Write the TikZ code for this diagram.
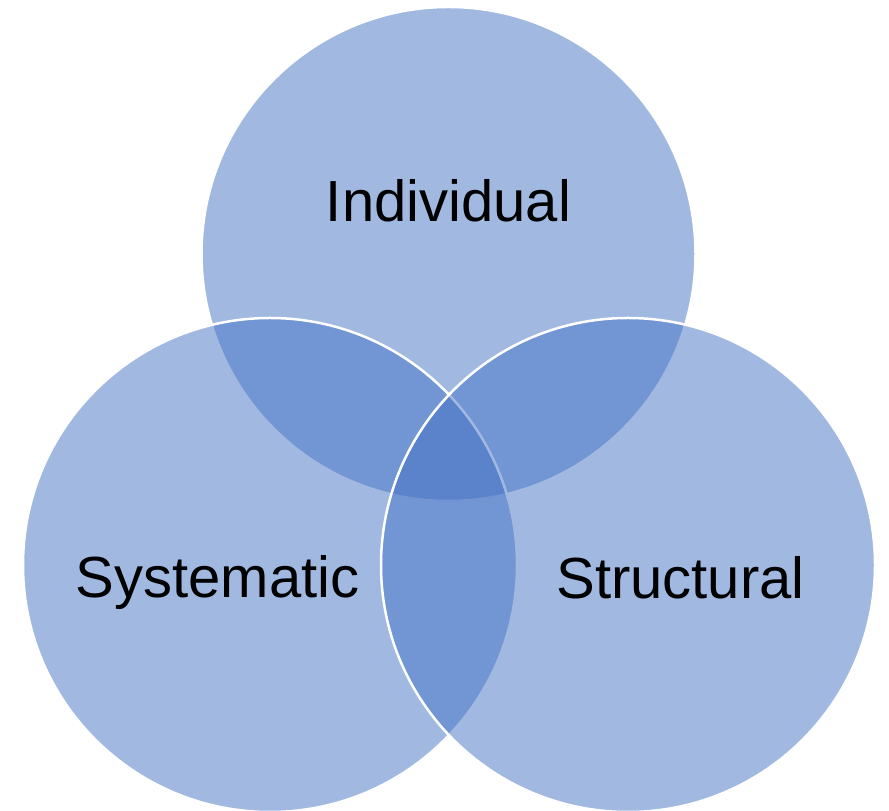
\documentclass[tikz,border=0pt]{standalone}
\usepackage{fontspec}
\setmainfont{Liberation Sans}
\definecolor{vennblue}{HTML}{4472C4}
\begin{document}
\begin{tikzpicture}[x=1pt,y=1pt,
  venn/.style={circle, inner sep=0pt, minimum size=494pt, fill=vennblue, fill opacity=0.5, draw=white, draw opacity=1, line width=2.5pt},
  lbl/.style={anchor=base, font=\fontsize{58}{60}\selectfont, text=black, inner sep=0pt}]
\useasboundingbox (0,0) rectangle (889,811);
\node[venn] (top) at (448.5,557) {};
\node[venn] (left) at (270,246) {};
\node[venn] (right) at (628,246) {};
\node[lbl] (tind) at (448.5,589) {Individual};
\node[lbl] (tsys) at (217.5,213) {Systematic};
\node[lbl] (tstr) at (680.5,212) {Structural};
\end{tikzpicture}
\end{document}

☆ ☆ ☆

▸ Task to complete
Print out the whole of the material word for word, without pictures.

▸ Exercise solution
Write the TikZ code for this diagram.
\documentclass[tikz,border=0pt]{standalone}
\usepackage{fontspec}
\setmainfont{Liberation Sans}
\definecolor{vennblue}{HTML}{4472C4}
\begin{document}
\begin{tikzpicture}[x=1pt,y=1pt,
  venn/.style={circle, inner sep=0pt, minimum size=494pt, fill=vennblue, fill opacity=0.5, draw=white, draw opacity=1, line width=2.5pt},
  lbl/.style={anchor=base, font=\fontsize{58}{60}\selectfont, text=black, inner sep=0pt}]
\useasboundingbox (0,0) rectangle (889,811);
\node[venn] (top) at (448.5,557) {};
\node[venn] (left) at (270,246) {};
\node[venn] (right) at (628,246) {};
\node[lbl] (tind) at (448.5,589) {Individual};
\node[lbl] (tsys) at (217.5,213) {Systematic};
\node[lbl] (tstr) at (680.5,212) {Structural};
\end{tikzpicture}
\end{document}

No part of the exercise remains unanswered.